As far as the location of a new shelter goes, Lynn says a few pieces of property have been identified that he thinks would work “really well” as a living arrangement for homeless people. But he suggested that such a location should be chosen conscientiously.

“You can’t just put them out in the boondocks because it has to be close enough for them to access services,” Lynn said. “But, quite honestly, we also want it off of Main Street and Long Street. It doesn’t need to be a fixture in our downtown corridor.”

Lynn said the Family Assistance and Resource Center Group has some funds that they could direct toward a new encampment, but he does not know whether the group would put their funds toward such an effort.
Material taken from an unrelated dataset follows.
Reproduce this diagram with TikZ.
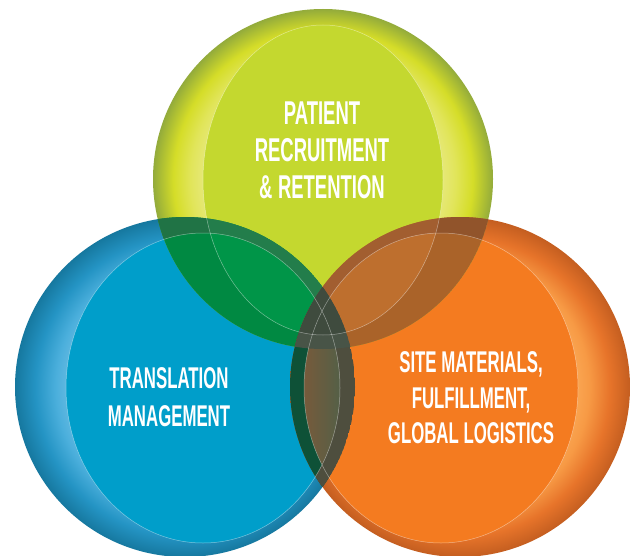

But Lynn says he and his peers are still focusing on the overall concept of what an encampment would look like before they hash out funding details.

He notes that public sentiment varies in Sweet Home on how the issue of homelessness should be approached.

“Everybody has a different opinion on what we should be providing or making available to the homeless. And it’s a whole spectrum. You’ve got some who want them gone, and you’ve got some who say “give them whatever they need.” And then you’ve got everybody in between as well. So navigating that hasn’t been easy.”